Vander Zanden says no, lakes don’t go to sleep in the winter. “Everything that normally goes on, keeps going, just a lot slower.” So they’re just snoozing a little, like my dog Lucy, who always has one eye open. Phytoplankton continue their photosynthesis. “If there’s no snow cover, the light coming into the lake isn’t much different than when there’s no ice.” Add snow cover, and the light diminishes, but even when there’s snow cover, a little light still comes through.
The big difference between ice and open water is the change in water column, the term that describes the water from the surface to the bottom. “In winter, there’s no significant variability in water temperature from just below the ice to the bottom of the lake,” says Vander Zanden. “There’s no movement because the ice protects the lake from the effects of wind, which is what mixes the water.”

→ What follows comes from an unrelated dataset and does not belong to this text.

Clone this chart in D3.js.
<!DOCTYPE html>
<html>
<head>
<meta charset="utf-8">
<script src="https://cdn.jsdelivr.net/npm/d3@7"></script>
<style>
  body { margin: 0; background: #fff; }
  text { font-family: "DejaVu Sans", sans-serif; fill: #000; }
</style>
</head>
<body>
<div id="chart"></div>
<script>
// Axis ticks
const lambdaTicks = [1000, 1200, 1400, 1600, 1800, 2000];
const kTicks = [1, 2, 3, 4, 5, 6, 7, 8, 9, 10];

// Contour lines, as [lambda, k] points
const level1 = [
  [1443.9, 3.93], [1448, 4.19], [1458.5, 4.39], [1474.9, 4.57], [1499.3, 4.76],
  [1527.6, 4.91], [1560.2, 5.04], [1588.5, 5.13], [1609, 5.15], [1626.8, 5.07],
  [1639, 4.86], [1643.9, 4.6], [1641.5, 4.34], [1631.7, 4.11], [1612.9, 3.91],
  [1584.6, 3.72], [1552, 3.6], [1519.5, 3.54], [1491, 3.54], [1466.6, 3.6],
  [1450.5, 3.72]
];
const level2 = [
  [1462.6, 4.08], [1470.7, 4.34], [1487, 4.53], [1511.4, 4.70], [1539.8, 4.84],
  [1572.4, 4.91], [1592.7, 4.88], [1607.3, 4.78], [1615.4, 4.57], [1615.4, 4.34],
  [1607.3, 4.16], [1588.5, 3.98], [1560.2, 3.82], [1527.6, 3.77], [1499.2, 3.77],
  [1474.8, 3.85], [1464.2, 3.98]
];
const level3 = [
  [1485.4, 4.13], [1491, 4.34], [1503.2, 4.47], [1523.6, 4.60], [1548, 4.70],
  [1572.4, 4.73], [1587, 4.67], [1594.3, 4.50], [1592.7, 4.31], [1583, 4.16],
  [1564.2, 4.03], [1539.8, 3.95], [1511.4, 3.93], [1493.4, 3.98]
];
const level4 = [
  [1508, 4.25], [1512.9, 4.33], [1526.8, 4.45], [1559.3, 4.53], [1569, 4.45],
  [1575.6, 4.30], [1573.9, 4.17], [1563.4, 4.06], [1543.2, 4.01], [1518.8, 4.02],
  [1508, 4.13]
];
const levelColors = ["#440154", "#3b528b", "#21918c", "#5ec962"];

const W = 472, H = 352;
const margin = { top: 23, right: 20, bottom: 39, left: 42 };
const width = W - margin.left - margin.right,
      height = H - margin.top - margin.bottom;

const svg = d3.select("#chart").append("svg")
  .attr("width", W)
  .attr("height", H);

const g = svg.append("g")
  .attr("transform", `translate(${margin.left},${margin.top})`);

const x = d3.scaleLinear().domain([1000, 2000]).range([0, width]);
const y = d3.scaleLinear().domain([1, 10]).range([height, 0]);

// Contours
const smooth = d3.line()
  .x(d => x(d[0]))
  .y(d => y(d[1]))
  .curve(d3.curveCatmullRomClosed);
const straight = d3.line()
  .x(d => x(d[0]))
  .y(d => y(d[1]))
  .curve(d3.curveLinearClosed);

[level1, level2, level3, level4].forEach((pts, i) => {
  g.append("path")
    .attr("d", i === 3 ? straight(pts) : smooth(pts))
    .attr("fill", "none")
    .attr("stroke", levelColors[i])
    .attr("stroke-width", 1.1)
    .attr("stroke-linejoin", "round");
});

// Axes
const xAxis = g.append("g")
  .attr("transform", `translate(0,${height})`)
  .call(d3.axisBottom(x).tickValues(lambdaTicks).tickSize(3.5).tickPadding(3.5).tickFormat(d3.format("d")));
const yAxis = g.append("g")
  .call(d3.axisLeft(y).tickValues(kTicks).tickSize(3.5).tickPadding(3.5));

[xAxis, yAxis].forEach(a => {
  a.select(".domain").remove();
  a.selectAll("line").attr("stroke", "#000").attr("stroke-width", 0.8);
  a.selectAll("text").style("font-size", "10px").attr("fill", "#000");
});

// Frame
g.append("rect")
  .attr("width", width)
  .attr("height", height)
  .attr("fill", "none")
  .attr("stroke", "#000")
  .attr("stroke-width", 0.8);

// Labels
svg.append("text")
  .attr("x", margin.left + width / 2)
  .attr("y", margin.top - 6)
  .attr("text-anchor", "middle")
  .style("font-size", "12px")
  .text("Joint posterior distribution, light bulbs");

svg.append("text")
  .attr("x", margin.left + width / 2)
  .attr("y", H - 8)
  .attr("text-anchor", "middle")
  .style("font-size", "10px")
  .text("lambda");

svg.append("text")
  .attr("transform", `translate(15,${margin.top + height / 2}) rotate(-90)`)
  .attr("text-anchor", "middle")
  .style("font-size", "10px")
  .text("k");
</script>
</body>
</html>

What does “frozen over” mean for Lake Mendota?
If there’s continuous ice from Picnic Point to Maple Bluff, Mendota is officially locked up. Since records have been kept (1850!), the average number of days Lake Mendota is frozen over has decreased by a month. “Of course, climate change has played a role, but there is variability,” Vander Zanden says. “But the trend is that ice covers the lake fewer and fewer days.”
What happens when there’s no ice? “The summer algal blooms likely have a running start and we see worse water quality,” Vander Zanden says, because the lake gets a lot more solar energy without ice cover.
When the water opens up, things change. Solar energy and wind across the surface start to stir things up.
On a lake the size of Mendota, the top strata warms up. That’s also known as the epilimnion, which means “top of the lake” in Greek, and it extends down 30 feet or so. Shallow bays warm up quickly, and University Bay may feel almost balmy, 10 or more degrees warmer than the open water. Wind and solar energy churn nutrients around and critters start eating more, and making more critters. A water molecule can move from the surface of the lake to the bottom in a day before water starts to stratify into the aforementioned epilimnion, the middle section or thermocline, and the hypolimnion (“bottom of the lake”) — the layer of cold, dense, low-oxygenated water. The levels stratify much like oil and water: cold water weighs more, warm water less.
The immense amount of solar energy hitting the lakes is mind-blowing. A calorie is the unit of heat required to raise the temperature of a cubic centimeter of water one degree Celsius. Hold that thought.
Lake Mendota contains 505 million cubic meters of water. That’s 505 billion liters of water. That’s a trillion Stanley mugs. Even if only the top ten feet warm up 15 degrees Celsius, the energy required, while certainly calculable, is such an astronomical number it wouldn’t mean anything. It’s like the number of stars in a galaxy. It’s just freaking big.
I like the thought of a lake not going fully to sleep, but snoozing a little, a cycle that’s been going on for millenia.